In a few days, Oscar Isaac’s rising star will rocket into the stratosphere, thanks to his tour de force performance in the Coen Brothers’ Inside Llewyn Davis. Isaac plays the title character, a talented, but struggling folk musician who arrives at a crucial impasse in his life.  He must decide whether he should continue to chase a career in music or enlist in the Merchant Marine. The film follows him over the course of a few days as he embarks on a personal odyssey that involves one final attempt to jumpstart his solo career in the face of considerable adversity, much of it of his own doing.

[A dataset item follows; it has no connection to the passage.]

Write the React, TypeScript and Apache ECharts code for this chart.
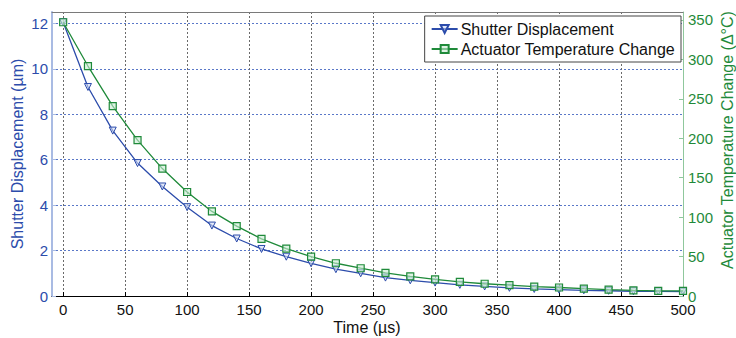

In lieu of exposition or unnecessary scenes of dialogue, the Coen Brothers decide to let the songs Llewyn perfoms speak to his development as a character. The Coens’ use of ‘Hang Me, Oh Hang Me’ to start and end the film is a stunning storytelling device that essentially tells the story. There is no context for the song when Llewyn, illuminated by a single light, initially performs it to a darkened crowd.  However, when he performs the song again towards the conclusion of the film, the lyrics take on considerable meaning for the audience. Llewyn’s singing “put the noose around my neck/hung me up so high/last words I heard ‘em say/won’t be long now fore you die/poor boy,” conveys chilling implications in a subtle and efficient way.

While the Coens Brothers once again deliver their trademark wit, style and characterization with this film, Isaac’s melodious accomplished performance is what will earn it a place in their canon. In addition to his film work, Isaac is an accomplished singer/songer with dozens of original performances uploaded to YouTube by fans. Join us as we take a look back at some of the most important moments of his musical past (and present).

Blinking Underdogs

Before graduating from Julliard in 2005, Oscar Isaac attended the University of Miami School of Music. During his time there, he formed a ska-punk band called Blinking Underdogs. According to their MySpace page, the group’s musical influences included Goldfinger, Sublime, Reel Big Fish and Fishbone. Isaac, not surprisingly, sang lead vocals and played the guitar.

10 Years

Sure, the premise of 10 Years is a little tired—a group of unrealistically beautiful friends come together again at a high school reunion to rehash the past, think about the future, etc etc—but the film is still pretty damn charming. Isaac plays Reeves, a famous musician who returns home to seek out his former crush, Elise (Kate Mara), and to reveal that his most famous song is about her. Not only did Isaac sing the song ‘Never Had’ in the movie, he wrote it as well. You should also check out the version of the song he did with Mara singing back up for the website, Hello Giggles.


Isaac and friend Bruce Ferguson perform as NightLab, an indie rock duo that has a small, but devoted following. They have seven songs available to download free and an eclectic sampling of YouTube videos including their special “Staircase Sessions.” Isaac and Ferguson occasionally perform around NYC so be sure to keep your ears to the ground.

Inside Llewyn Davis

Not only did Oscar Isaac perform over half a dozen songs for Inside Llewyn Davis, he also arranged ‘Hang Me, Oh Hang Me’ and ‘Fare Thee Well (Dink’s Song)’ with music legend T-Bone Burnett. Isaac also performs a duet with Marcus Mumford (of Mumford & Sons) on ‘Fare Thee Well (Dink’s Song), which was the first song off the soundtrack to hit the Internet.

In anticipation of the movie, Isaac and his fellow actors and musicians have performed several live shows, including a special concert celebrating the musical era of the 1960s folk scene at The Town Hall in NYC. The concert was filmed and will air on Showtime this December as part of Another Day Another Time, a tribute to the music featured in the film.